What you should do>
Below is a block of records; reproduce all of them exactly and leave out any pictures.

Extracted data>
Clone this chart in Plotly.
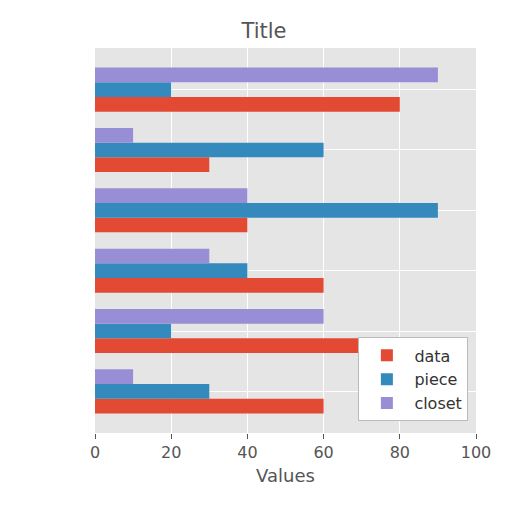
import plotly.graph_objects as go

categories = [0, 1, 2, 3, 4, 5]
data = [60, 70, 60, 40, 30, 80]
piece = [30, 20, 40, 90, 60, 20]
closet = [10, 60, 30, 40, 10, 90]
x_ticks = [0, 20, 40, 60, 80, 100]

fig = go.Figure()
for name, vals, col in [("data", data, "#E24A33"), ("piece", piece, "#348ABD"), ("closet", closet, "#988ED5")]:
    fig.add_trace(go.Bar(y=categories, x=vals, orientation="h", name=name, marker_color=col, marker_line_width=0))

fig.update_layout(
    width=512, height=512, barmode="group", bargap=0.27, bargroupgap=0,
    paper_bgcolor="white", plot_bgcolor="#E5E5E5",
    margin=dict(l=87, r=44, t=40, b=87),
    font=dict(family="DejaVu Sans", color="#555555", size=14),
    title=dict(text="Title", x=0.5, xanchor="center", y=0.97, font=dict(size=21, color="#555555")),
    legend=dict(x=0.98, y=0.03, xanchor="right", yanchor="bottom", bgcolor="white",
                bordercolor="#BBBBBB", borderwidth=1, font=dict(size=16, color="#333333"),
                traceorder="normal", itemwidth=45, tracegroupgap=2),
)
fig.update_xaxes(range=[0, 100], tickvals=x_ticks, gridcolor="white", gridwidth=1.2, zeroline=False,
                 title=dict(text="Values", font=dict(size=18, color="#555555"), standoff=8), ticks="outside",
                 tickcolor="#555555", tickfont=dict(size=16, color="#555555"))
fig.update_yaxes(range=[-0.69, 5.69], tickvals=categories, showticklabels=False, gridcolor="white",
                 gridwidth=1.2, zeroline=False, ticks="")
fig.write_html("out.html")
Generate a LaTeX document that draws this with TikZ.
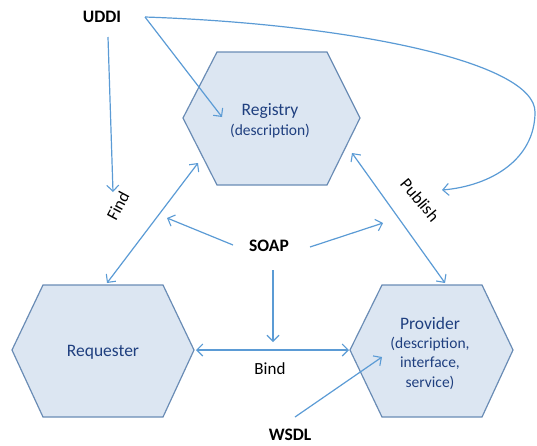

Answer to this problem>
Clone this chart in Plotly.
import plotly.graph_objects as go

categories = [0, 1, 2, 3, 4, 5]
data = [60, 70, 60, 40, 30, 80]
piece = [30, 20, 40, 90, 60, 20]
closet = [10, 60, 30, 40, 10, 90]
x_ticks = [0, 20, 40, 60, 80, 100]

fig = go.Figure()
for name, vals, col in [("data", data, "#E24A33"), ("piece", piece, "#348ABD"), ("closet", closet, "#988ED5")]:
    fig.add_trace(go.Bar(y=categories, x=vals, orientation="h", name=name, marker_color=col, marker_line_width=0))

fig.update_layout(
    width=512, height=512, barmode="group", bargap=0.27, bargroupgap=0,
    paper_bgcolor="white", plot_bgcolor="#E5E5E5",
    margin=dict(l=87, r=44, t=40, b=87),
    font=dict(family="DejaVu Sans", color="#555555", size=14),
    title=dict(text="Title", x=0.5, xanchor="center", y=0.97, font=dict(size=21, color="#555555")),
    legend=dict(x=0.98, y=0.03, xanchor="right", yanchor="bottom", bgcolor="white",
                bordercolor="#BBBBBB", borderwidth=1, font=dict(size=16, color="#333333"),
                traceorder="normal", itemwidth=45, tracegroupgap=2),
)
fig.update_xaxes(range=[0, 100], tickvals=x_ticks, gridcolor="white", gridwidth=1.2, zeroline=False,
                 title=dict(text="Values", font=dict(size=18, color="#555555"), standoff=8), ticks="outside",
                 tickcolor="#555555", tickfont=dict(size=16, color="#555555"))
fig.update_yaxes(range=[-0.69, 5.69], tickvals=categories, showticklabels=False, gridcolor="white",
                 gridwidth=1.2, zeroline=False, ticks="")
fig.write_html("out.html")
Generate a LaTeX document that draws this with TikZ.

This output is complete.